2009年05月29日 | Weblog
 伊能忠敬(1745‐1818)が作成した全国地図「伊能中図」のうち、臼杵藩領だけを書き写した地図が、臼杵市の臼杵図書館書庫から見つかった。史料を整理していた学芸員が2004年、地図と臼杵市洲崎にあった大砲や砲台の設計図7点が入った和紙の袋を見つけ、今年2月に伊能忠敬記念館(千葉県香取市)に鑑定を依頼。伊能忠敬が作成した地図と完全に一致した。伊能忠敬は特定の藩だけの地図は作成しておらず、臼杵藩が伊能の地図を書き写したものとみている。
 臼杵藩が海岸に近い台場に設置していた大砲や砲台の設計図とともに和紙の袋に保存されていたことから、臼杵藩が砲台を配置する場所や方角を定める際、伊能忠敬の地図を活用したのではとみている。
 地図は和紙製で縦40cm、横28cm、厚さ約1mm。

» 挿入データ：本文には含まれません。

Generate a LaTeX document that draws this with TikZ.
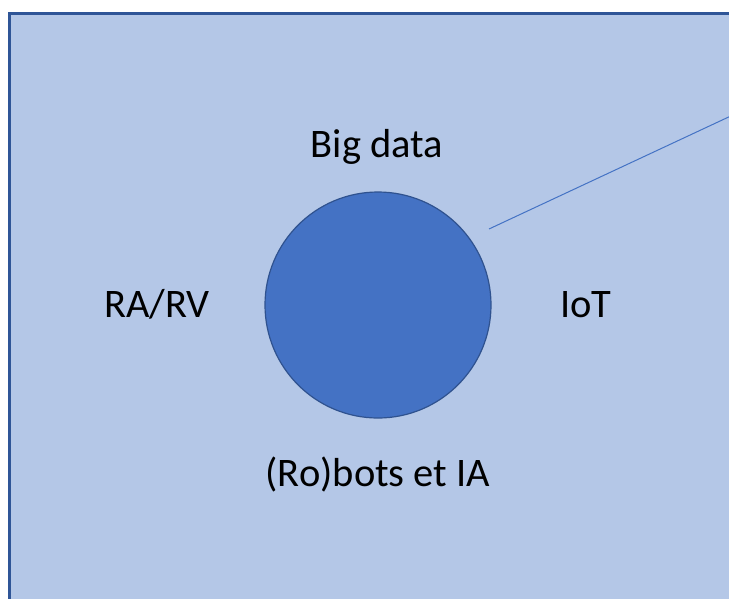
\documentclass[tikz,border=0pt]{standalone}
\usepackage{fontspec}
\setmainfont{Carlito}
\definecolor{panelblue}{HTML}{B4C7E7}
\definecolor{edgeblue}{HTML}{2F5597}
\definecolor{coreblue}{HTML}{4472C4}
\definecolor{corerim}{HTML}{2F528F}
\begin{document}
\begin{tikzpicture}[x=1pt,y=-1pt,inner sep=0pt,
  lbl/.style={anchor=base,font=\fontsize{40.5}{48}\selectfont}]

\clip (0,0) rectangle (729,598);
\useasboundingbox (0,0) rectangle (729,598);
\draw[edgeblue,line width=2.6pt,fill=panelblue] (9.5,13.5) rectangle (760,640);

\node(core) at (378,305) [circle,minimum size=226pt,fill=coreblue,draw=corerim,line width=1.2pt] {};
\node(big) at (377,157) [lbl] {Big data};
\node(ra) at (157,317) [lbl] {RA/RV};
\node(iot) at (586,317) [lbl] {IoT};
\node(bots) at (378,486) [lbl] {(Ro)bots et IA};

\coordinate(tip) at (489,229);
\coordinate(far) at (780,93);
\draw[coreblue,line width=1pt] (tip) -- (far);

\end{tikzpicture}
\end{document}
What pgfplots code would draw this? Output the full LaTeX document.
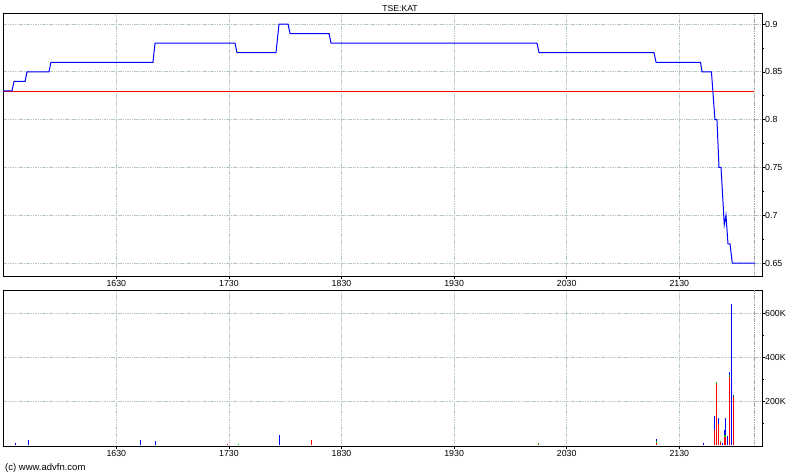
\documentclass[border=0pt]{standalone}
\usepackage{pgfplots}
\pgfplotsset{compat=1.18}
\usepackage{fontspec}
\setmainfont{Liberation Sans}
\definecolor{gridc}{RGB}{178,198,198}
\definecolor{vgreen}{RGB}{0,200,0}
\begin{document}
\begin{tikzpicture}[x=1pt,y=1pt]
\useasboundingbox (0,0) rectangle (800,475);
\pgfplotsset{
 panel/.style={
  scale only axis, width=759pt,
  xmin=1529.4, xmax=2203.4,
  axis line style={black, line width=1pt},
  xtick={1630,1730,1830,1930,2030,2130},
  xticklabels={1630,1730,1830,1930,2030,2130},
  grid=major,
  major grid style={gridc, line width=0.8pt, dash pattern=on 1.5pt off 0.8pt},
  tick style={black, line width=0.6pt},
  major tick length=3pt, minor tick length=2pt,
  ticklabel style={font=\fontsize{8.8}{10}\selectfont, inner sep=0pt},
  xtick pos=bottom, ytick pos=right, tick align=outside,
  yticklabel pos=right,
  yticklabel style={anchor=west, xshift=0pt},
  xticklabel style={anchor=north, yshift=-1pt},
  scaled y ticks=false,
  extra x ticks={2196.3}, extra x tick labels={},
  extra x tick style={grid=major, major tick length=0pt,
     major grid style={gray!75, line width=0.8pt, dash pattern=on 1.5pt off 0.8pt}},
 }
}
\node[anchor=base, font=\fontsize{8.6}{10}\selectfont, inner sep=0pt] at (400,463) {TSE:KAT};
\node[anchor=base west, font=\fontsize{9.5}{10}\selectfont, inner sep=0pt] at (5,5) {(c) www.advfn.com};

\begin{axis}[panel, at={(3pt,199pt)}, anchor=south west, height=262pt,
  ymin=0.6364, ymax=0.9105,
  ytick={0.65,0.7,0.75,0.8,0.85,0.9},
  yticklabels={0.65,0.7,0.75,0.8,0.85,0.9},
  minor ytick={0.675,0.725,0.775,0.825,0.875}]
\addplot[red, line width=0.8pt] coordinates {(1529.4,0.83) (2196.3,0.83)};
\addplot[blue, line width=1pt] coordinates {
(1529.4,0.83)(1537.4,0.83)(1539.2,0.84)(1549.0,0.84)(1550.7,0.85)(1570.2,0.85)
(1572.0,0.86)(1662.6,0.86)(1664.4,0.88)(1735.4,0.88)(1737.2,0.87)(1771.8,0.87)
(1774.5,0.90)(1782.5,0.90)(1784.3,0.89)(1818.9,0.89)(1820.7,0.88)(2003.6,0.88)
(2005.4,0.87)(2107.5,0.87)(2109.3,0.86)(2148.8,0.86)(2150.1,0.85)(2158.5,0.85)
(2161.6,0.80)(2163.4,0.80)(2165.2,0.75)(2167.0,0.75)(2169.9,0.69)(2171.4,0.70)
(2173.2,0.67)(2175.0,0.67)(2177.0,0.65)(2197.2,0.65)};
\end{axis}

\begin{axis}[panel, at={(3pt,29pt)}, anchor=south west, height=156pt,
  ymin=-3200, ymax=705800,
  ytick={200000,400000,600000},
  yticklabels={200K,400K,600K},
  minor ytick={100000,300000,500000}]
\addplot[blue, ycomb, line width=1.3pt, mark=none] coordinates {
(1540.3,9000)(1551.9,24000)(1651.3,24000)(1664.6,20000)(1774.7,47000)
(2109.5,29000)(2151.3,12000)(2161.1,133000)(2164.6,124000)(2168.2,10000)
(2169.9,70000)(2170.8,124000)(2172.6,44000)(2174.4,333000)(2176.1,642000)
(2177.9,229000)};
\addplot[vgreen, ycomb, line width=1.3pt, mark=none] coordinates {
(1738.3,6000)(2004.7,9000)(2109.5,18000)(2162.8,288000)(2166.4,20000)
(2169.9,45000)(2170.8,47000)(2174.4,318000)(2177.9,222000)};
\addplot[red, ycomb, line width=1.3pt, mark=none] coordinates {
(1728.6,6000)(1803.1,24000)(2004.7,7000)(2109.5,12000)(2161.1,71000)
(2162.8,279000)(2164.6,98000)(2166.4,14000)(2169.9,38000)(2170.8,39000)
(2174.4,310000)(2177.9,218000)};
\end{axis}
\end{tikzpicture}
\end{document}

臼杵藩領だった大分市の大野川から津久見市港町付近までの海岸線が赤色、熊本藩や佐伯藩との領界が灰色の線で書かれ、臼杵藩領内に35の地名が書かれている。
 臼杵藩は、最後の藩主稲葉久通が藩主だった幕末の1860年ごろ、外国船の来襲に備えて砲台10基を設置した。現在は臼杵市立東中学校グラウンドになっている。
[参考:西日本新聞]

<関連年表>
 18世紀末より、諸外国の艦船が日本の沿岸に接近しはじめた。
 文化7年(1810) 伊能忠敬が、二豊にやって来て測量をした。
 文政8年(1825)、「無二念打払令」を出し理由のいかんを問わず、日本海岸に近付く外国船を追い払う命令を布告した。
 天保13年(1842)、諸情勢に因み外国船に対して、燃料や水、食料のみを給与する「薪炭給与令」を公布し、一方、海岸防備を強化した。臼杵藩 では、「軍事 調練(ちょうれん)図」 「異国船渡来之節手配図」 「海岸絵図」などを作成し、幕府に提出した。
 天保14年(1843)、軍牒(ぐんちょう)役所を設け、領内 川登(かわのぼり)組に「川登 鉄炮卒」を組織した。
 嘉永2年(1849)、領内の海岸の水深を調査して、その結果を「海岸深浅図」として幕府に提出した。
 嘉永3年(1850)、領内の楠屋鼻(津久見市)に台場 ( 砲台 )を築造した。
 嘉永6年(1853)、アメリカ使節ペリーが浦賀に来航し、開国を迫った。
 文久3年(1863)、殿ヶ礁(ばえ、下ノ江)、城内 本丸、臼杵洲崎 、琵琶ヶ鼻(板知屋・下り松)、竹ヶ鼻(天神ヶ鼻)、的場山(津留地区)の6か所に台場を築き、海防に備えた。